**TASK DIRECTIONS**
Word for word, copy all the data and drop the pictures.

# Start of STORED DATA

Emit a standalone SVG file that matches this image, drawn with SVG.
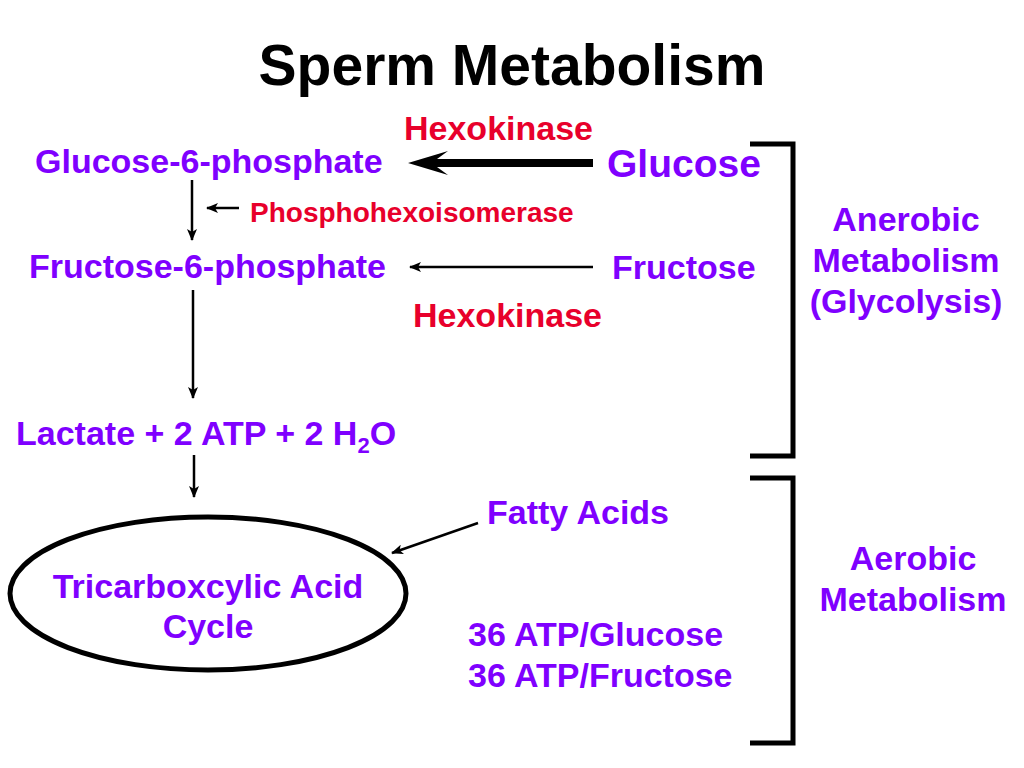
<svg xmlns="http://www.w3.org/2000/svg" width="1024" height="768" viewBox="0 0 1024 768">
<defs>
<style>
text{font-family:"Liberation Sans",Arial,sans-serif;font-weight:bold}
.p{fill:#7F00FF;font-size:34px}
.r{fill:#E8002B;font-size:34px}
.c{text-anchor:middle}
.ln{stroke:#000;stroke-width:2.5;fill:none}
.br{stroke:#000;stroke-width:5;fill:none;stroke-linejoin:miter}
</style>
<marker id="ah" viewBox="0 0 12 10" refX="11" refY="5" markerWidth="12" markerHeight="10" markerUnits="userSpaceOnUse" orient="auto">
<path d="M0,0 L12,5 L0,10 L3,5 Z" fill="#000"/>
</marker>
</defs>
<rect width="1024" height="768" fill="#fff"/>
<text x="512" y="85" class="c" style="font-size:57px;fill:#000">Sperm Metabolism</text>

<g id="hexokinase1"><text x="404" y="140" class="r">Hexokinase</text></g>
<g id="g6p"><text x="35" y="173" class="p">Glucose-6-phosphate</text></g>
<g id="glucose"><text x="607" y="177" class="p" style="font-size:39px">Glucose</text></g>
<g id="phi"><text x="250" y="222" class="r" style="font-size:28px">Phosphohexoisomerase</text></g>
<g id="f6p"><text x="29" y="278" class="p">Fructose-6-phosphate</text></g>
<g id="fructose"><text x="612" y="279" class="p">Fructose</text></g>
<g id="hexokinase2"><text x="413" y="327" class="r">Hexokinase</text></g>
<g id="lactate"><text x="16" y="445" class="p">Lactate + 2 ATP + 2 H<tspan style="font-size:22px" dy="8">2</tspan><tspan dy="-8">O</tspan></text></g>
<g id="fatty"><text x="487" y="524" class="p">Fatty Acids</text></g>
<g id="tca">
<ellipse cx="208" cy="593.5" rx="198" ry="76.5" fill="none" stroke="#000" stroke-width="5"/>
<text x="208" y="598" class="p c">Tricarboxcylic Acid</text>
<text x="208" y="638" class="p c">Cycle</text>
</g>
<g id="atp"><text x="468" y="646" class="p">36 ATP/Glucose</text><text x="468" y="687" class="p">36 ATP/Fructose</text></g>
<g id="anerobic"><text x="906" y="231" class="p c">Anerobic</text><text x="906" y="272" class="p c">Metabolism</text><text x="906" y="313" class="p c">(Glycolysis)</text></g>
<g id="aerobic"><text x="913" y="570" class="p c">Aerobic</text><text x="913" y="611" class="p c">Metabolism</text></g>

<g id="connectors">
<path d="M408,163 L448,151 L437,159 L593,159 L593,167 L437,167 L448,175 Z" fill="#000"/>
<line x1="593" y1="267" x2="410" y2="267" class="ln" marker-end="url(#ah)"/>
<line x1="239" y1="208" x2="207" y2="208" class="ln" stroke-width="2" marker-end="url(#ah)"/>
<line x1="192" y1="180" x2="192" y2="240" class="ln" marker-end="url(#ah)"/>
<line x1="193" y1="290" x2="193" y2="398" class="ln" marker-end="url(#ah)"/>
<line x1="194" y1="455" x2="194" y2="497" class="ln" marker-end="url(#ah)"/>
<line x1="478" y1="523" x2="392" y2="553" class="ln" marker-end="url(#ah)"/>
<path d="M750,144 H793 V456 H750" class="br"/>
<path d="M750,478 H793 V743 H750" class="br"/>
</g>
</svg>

# End of STORED DATA

**COMPLETE ANSWER**
Emit a standalone SVG file that matches this image, drawn with SVG.
<svg xmlns="http://www.w3.org/2000/svg" width="1024" height="768" viewBox="0 0 1024 768">
<defs>
<style>
text{font-family:"Liberation Sans",Arial,sans-serif;font-weight:bold}
.p{fill:#7F00FF;font-size:34px}
.r{fill:#E8002B;font-size:34px}
.c{text-anchor:middle}
.ln{stroke:#000;stroke-width:2.5;fill:none}
.br{stroke:#000;stroke-width:5;fill:none;stroke-linejoin:miter}
</style>
<marker id="ah" viewBox="0 0 12 10" refX="11" refY="5" markerWidth="12" markerHeight="10" markerUnits="userSpaceOnUse" orient="auto">
<path d="M0,0 L12,5 L0,10 L3,5 Z" fill="#000"/>
</marker>
</defs>
<rect width="1024" height="768" fill="#fff"/>
<text x="512" y="85" class="c" style="font-size:57px;fill:#000">Sperm Metabolism</text>

<g id="hexokinase1"><text x="404" y="140" class="r">Hexokinase</text></g>
<g id="g6p"><text x="35" y="173" class="p">Glucose-6-phosphate</text></g>
<g id="glucose"><text x="607" y="177" class="p" style="font-size:39px">Glucose</text></g>
<g id="phi"><text x="250" y="222" class="r" style="font-size:28px">Phosphohexoisomerase</text></g>
<g id="f6p"><text x="29" y="278" class="p">Fructose-6-phosphate</text></g>
<g id="fructose"><text x="612" y="279" class="p">Fructose</text></g>
<g id="hexokinase2"><text x="413" y="327" class="r">Hexokinase</text></g>
<g id="lactate"><text x="16" y="445" class="p">Lactate + 2 ATP + 2 H<tspan style="font-size:22px" dy="8">2</tspan><tspan dy="-8">O</tspan></text></g>
<g id="fatty"><text x="487" y="524" class="p">Fatty Acids</text></g>
<g id="tca">
<ellipse cx="208" cy="593.5" rx="198" ry="76.5" fill="none" stroke="#000" stroke-width="5"/>
<text x="208" y="598" class="p c">Tricarboxcylic Acid</text>
<text x="208" y="638" class="p c">Cycle</text>
</g>
<g id="atp"><text x="468" y="646" class="p">36 ATP/Glucose</text><text x="468" y="687" class="p">36 ATP/Fructose</text></g>
<g id="anerobic"><text x="906" y="231" class="p c">Anerobic</text><text x="906" y="272" class="p c">Metabolism</text><text x="906" y="313" class="p c">(Glycolysis)</text></g>
<g id="aerobic"><text x="913" y="570" class="p c">Aerobic</text><text x="913" y="611" class="p c">Metabolism</text></g>

<g id="connectors">
<path d="M408,163 L448,151 L437,159 L593,159 L593,167 L437,167 L448,175 Z" fill="#000"/>
<line x1="593" y1="267" x2="410" y2="267" class="ln" marker-end="url(#ah)"/>
<line x1="239" y1="208" x2="207" y2="208" class="ln" stroke-width="2" marker-end="url(#ah)"/>
<line x1="192" y1="180" x2="192" y2="240" class="ln" marker-end="url(#ah)"/>
<line x1="193" y1="290" x2="193" y2="398" class="ln" marker-end="url(#ah)"/>
<line x1="194" y1="455" x2="194" y2="497" class="ln" marker-end="url(#ah)"/>
<line x1="478" y1="523" x2="392" y2="553" class="ln" marker-end="url(#ah)"/>
<path d="M750,144 H793 V456 H750" class="br"/>
<path d="M750,478 H793 V743 H750" class="br"/>
</g>
</svg>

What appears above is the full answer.